Will you write out the data exactly, excluding every picture?

** START OF MATERIAL PROVIDED **

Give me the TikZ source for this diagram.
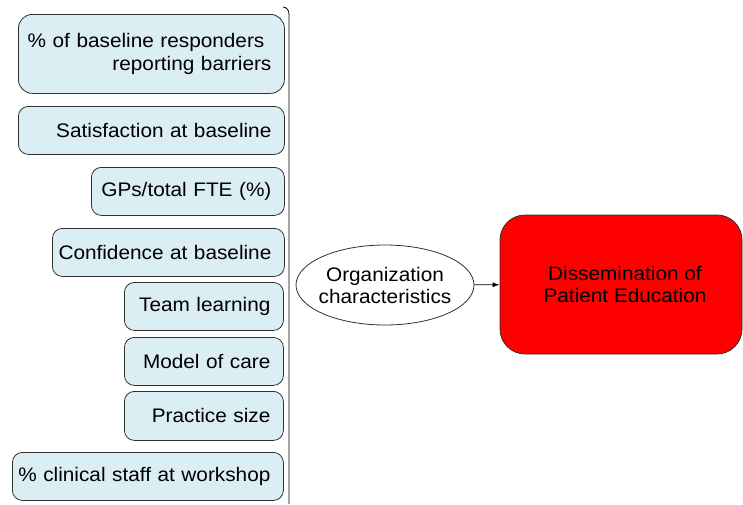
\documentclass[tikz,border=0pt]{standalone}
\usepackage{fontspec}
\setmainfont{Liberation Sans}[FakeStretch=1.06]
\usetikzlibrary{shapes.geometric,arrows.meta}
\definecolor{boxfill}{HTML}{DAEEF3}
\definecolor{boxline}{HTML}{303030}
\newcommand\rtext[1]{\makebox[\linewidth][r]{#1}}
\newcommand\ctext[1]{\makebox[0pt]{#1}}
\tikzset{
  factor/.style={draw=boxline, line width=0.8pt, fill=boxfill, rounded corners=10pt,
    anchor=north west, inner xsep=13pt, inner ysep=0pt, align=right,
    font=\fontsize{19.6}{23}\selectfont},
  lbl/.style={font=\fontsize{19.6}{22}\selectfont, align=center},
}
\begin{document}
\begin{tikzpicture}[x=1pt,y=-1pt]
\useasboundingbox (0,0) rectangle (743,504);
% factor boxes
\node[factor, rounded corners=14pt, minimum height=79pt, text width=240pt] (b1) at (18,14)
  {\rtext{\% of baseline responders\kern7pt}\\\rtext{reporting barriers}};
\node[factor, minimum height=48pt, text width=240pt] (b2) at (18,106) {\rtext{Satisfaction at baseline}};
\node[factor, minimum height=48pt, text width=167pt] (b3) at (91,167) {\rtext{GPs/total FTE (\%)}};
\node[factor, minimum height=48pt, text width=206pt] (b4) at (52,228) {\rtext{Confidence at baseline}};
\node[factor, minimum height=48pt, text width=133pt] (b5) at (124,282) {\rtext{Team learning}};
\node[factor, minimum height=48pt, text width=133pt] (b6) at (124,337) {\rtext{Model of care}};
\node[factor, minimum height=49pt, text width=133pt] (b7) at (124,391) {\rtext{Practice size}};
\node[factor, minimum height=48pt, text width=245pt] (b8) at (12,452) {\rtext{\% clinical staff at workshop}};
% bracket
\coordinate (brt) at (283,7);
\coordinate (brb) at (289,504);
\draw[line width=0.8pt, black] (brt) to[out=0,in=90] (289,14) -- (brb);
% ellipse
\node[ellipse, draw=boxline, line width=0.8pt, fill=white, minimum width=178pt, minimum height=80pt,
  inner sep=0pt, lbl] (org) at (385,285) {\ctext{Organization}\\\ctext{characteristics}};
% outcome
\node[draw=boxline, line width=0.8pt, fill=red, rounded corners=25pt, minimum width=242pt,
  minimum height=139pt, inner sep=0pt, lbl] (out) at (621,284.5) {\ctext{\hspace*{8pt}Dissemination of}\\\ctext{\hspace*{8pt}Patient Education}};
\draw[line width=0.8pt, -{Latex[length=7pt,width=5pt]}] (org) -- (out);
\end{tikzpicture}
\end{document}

** END OF MATERIAL PROVIDED **

## [TASK RESULT]
Give me the TikZ source for this diagram.
\documentclass[tikz,border=0pt]{standalone}
\usepackage{fontspec}
\setmainfont{Liberation Sans}[FakeStretch=1.06]
\usetikzlibrary{shapes.geometric,arrows.meta}
\definecolor{boxfill}{HTML}{DAEEF3}
\definecolor{boxline}{HTML}{303030}
\newcommand\rtext[1]{\makebox[\linewidth][r]{#1}}
\newcommand\ctext[1]{\makebox[0pt]{#1}}
\tikzset{
  factor/.style={draw=boxline, line width=0.8pt, fill=boxfill, rounded corners=10pt,
    anchor=north west, inner xsep=13pt, inner ysep=0pt, align=right,
    font=\fontsize{19.6}{23}\selectfont},
  lbl/.style={font=\fontsize{19.6}{22}\selectfont, align=center},
}
\begin{document}
\begin{tikzpicture}[x=1pt,y=-1pt]
\useasboundingbox (0,0) rectangle (743,504);
% factor boxes
\node[factor, rounded corners=14pt, minimum height=79pt, text width=240pt] (b1) at (18,14)
  {\rtext{\% of baseline responders\kern7pt}\\\rtext{reporting barriers}};
\node[factor, minimum height=48pt, text width=240pt] (b2) at (18,106) {\rtext{Satisfaction at baseline}};
\node[factor, minimum height=48pt, text width=167pt] (b3) at (91,167) {\rtext{GPs/total FTE (\%)}};
\node[factor, minimum height=48pt, text width=206pt] (b4) at (52,228) {\rtext{Confidence at baseline}};
\node[factor, minimum height=48pt, text width=133pt] (b5) at (124,282) {\rtext{Team learning}};
\node[factor, minimum height=48pt, text width=133pt] (b6) at (124,337) {\rtext{Model of care}};
\node[factor, minimum height=49pt, text width=133pt] (b7) at (124,391) {\rtext{Practice size}};
\node[factor, minimum height=48pt, text width=245pt] (b8) at (12,452) {\rtext{\% clinical staff at workshop}};
% bracket
\coordinate (brt) at (283,7);
\coordinate (brb) at (289,504);
\draw[line width=0.8pt, black] (brt) to[out=0,in=90] (289,14) -- (brb);
% ellipse
\node[ellipse, draw=boxline, line width=0.8pt, fill=white, minimum width=178pt, minimum height=80pt,
  inner sep=0pt, lbl] (org) at (385,285) {\ctext{Organization}\\\ctext{characteristics}};
% outcome
\node[draw=boxline, line width=0.8pt, fill=red, rounded corners=25pt, minimum width=242pt,
  minimum height=139pt, inner sep=0pt, lbl] (out) at (621,284.5) {\ctext{\hspace*{8pt}Dissemination of}\\\ctext{\hspace*{8pt}Patient Education}};
\draw[line width=0.8pt, -{Latex[length=7pt,width=5pt]}] (org) -- (out);
\end{tikzpicture}
\end{document}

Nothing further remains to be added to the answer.